That is really incredible. I grow indoors and most roth seedlings I have grown from flask do two, sometimes three in their first blooming. This is in my poor in-home conditions. And it has been a long road for many of them. 

I own a true division of roth MM, however, that I have owned for many years and it consistently blooms with five flowers, every year. Well, this year only four.


----------



## emydura (May 8, 2019)

Paph Paradise said:


> I ca
> 
> We have one clone that was awarded with 7 flower on one spike on its first bloom. Looks like 7 again this year but it did seem like it wanted to have 8 on its first bloom.
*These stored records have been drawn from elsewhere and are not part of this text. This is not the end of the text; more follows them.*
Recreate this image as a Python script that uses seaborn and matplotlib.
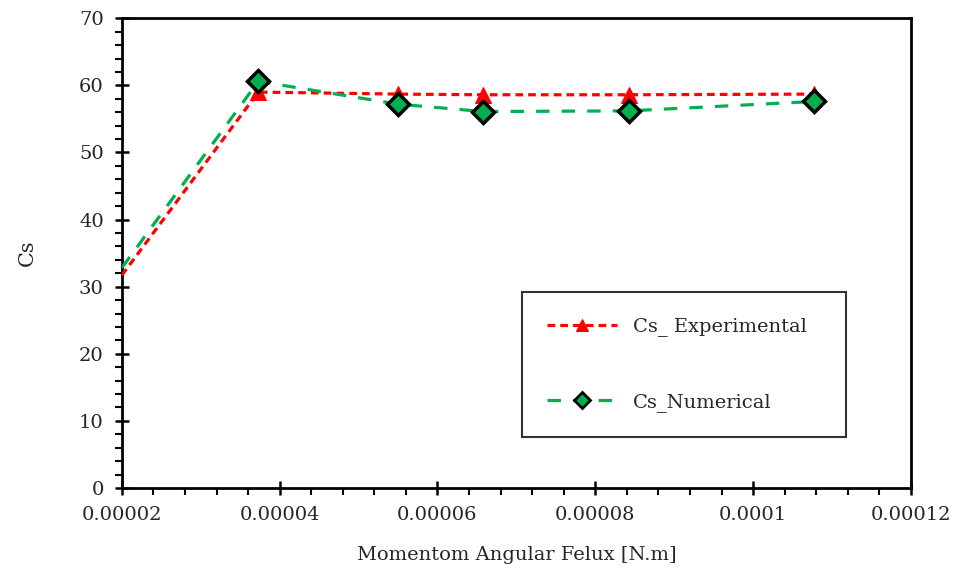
import pandas as pd
import matplotlib.pyplot as plt
import numpy as np
import seaborn as sns
from matplotlib.ticker import MultipleLocator, FuncFormatter

# Datos
flux = [0.00002, 0.0000373, 0.000055, 0.0000658, 0.0000843, 0.0001077]
cs_exp = [31.7, 59.0, 58.7, 58.6, 58.6, 58.7]
cs_num = [32.8, 60.6, 57.2, 56.1, 56.2, 57.6]

df = pd.DataFrame({'flux': flux, 'exp': cs_exp, 'num': cs_num})

sns.set_style('ticks')
plt.rcParams['font.family'] = ['DejaVu Serif']

fig, ax = plt.subplots(figsize=(9.59, 5.71), dpi=100)
fig.subplots_adjust(left=0.127, right=0.950, top=0.968, bottom=0.1454)

# Experimental
sns.lineplot(
    data=df, x='flux', y='exp', ax=ax,
    color='#FF0000', linewidth=2.3,
    linestyle=(0, (2.4, 1.6)),
    marker='^', markersize=12, markeredgecolor='#FF0000',
    markevery=list(range(1, len(flux))),
    label='Cs_ Experimental', zorder=3
)

# Numérico
sns.lineplot(
    data=df, x='flux', y='num', ax=ax,
    color='#00B050', linewidth=2.3,
    linestyle=(0, (4.2, 3.8)),
    marker='D', markersize=11, markerfacecolor='#00B050',
    markeredgecolor='black', markeredgewidth=2.5,
    markevery=list(range(1, len(flux))),
    label='Cs_Numerical', zorder=4
)

ax.set_xlim(0.00002, 0.00012)
ax.set_ylim(0, 70)
ax.xaxis.set_major_locator(MultipleLocator(0.00002))
ax.xaxis.set_minor_locator(MultipleLocator(0.000004))
ax.yaxis.set_major_locator(MultipleLocator(10))
ax.yaxis.set_minor_locator(MultipleLocator(2))
ax.xaxis.set_major_formatter(FuncFormatter(lambda v, p: f'{v:.5f}'.rstrip('0').rstrip('.') if v else '0'))

ax.tick_params(which='major', direction='inout', length=10, width=1.8, labelsize=14, color='black')
ax.tick_params(which='minor', direction='out', length=5, width=1.5, color='black')
ax.tick_params(axis='x', which='major', pad=8)
ax.tick_params(axis='y', which='major', pad=8)

for s in ax.spines.values():
    s.set_linewidth(2)
    s.set_color('black')

ax.set_xlabel('Momentom Angular Felux [N.m]', fontsize=14, labelpad=16)
ax.set_ylabel('Cs', fontsize=15, labelpad=30)

leg = ax.legend(
    loc='lower left',
    bbox_to_anchor=(0.507, 0.1085, 0.411, 0.3085),
    mode='expand',
    fontsize=14,
    frameon=True,
    fancybox=False,
    edgecolor='black',
    handlelength=3.6,
    labelspacing=2.9,
    borderpad=1.3,
    borderaxespad=0
)
leg.get_frame().set_linewidth(1.5)
for h in leg.legend_handles:
    h.set_markersize(8)
    if h.get_marker() == 'D':
        h.set_markeredgewidth(2)

fig.savefig('out.png', dpi=100)
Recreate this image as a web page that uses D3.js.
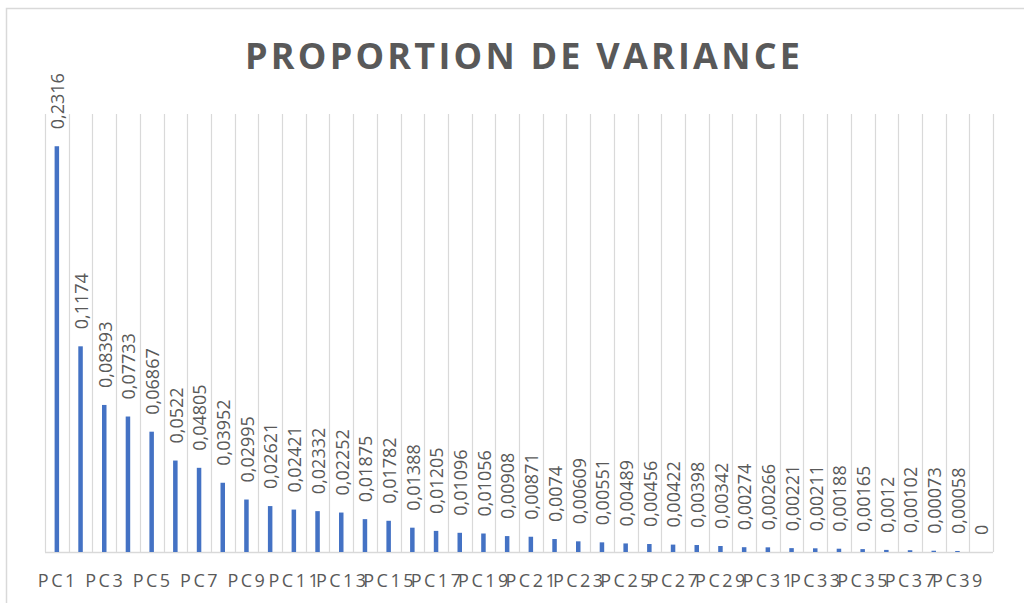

We are having a terrible blooming season due to late repotting and a cold wet winter, so maybe next year. If we can get 8 from it, we will try to raise the bar to 7 or 8 for all of our next generations.



That is incredible. I have not heard of any roths with 7 flowers. Do you have any photos?


----------



## Paph Paradise (May 8, 2019)

emydura said:


> That is incredible. I have not heard of any roths with 7 flowers. Do you have any photos?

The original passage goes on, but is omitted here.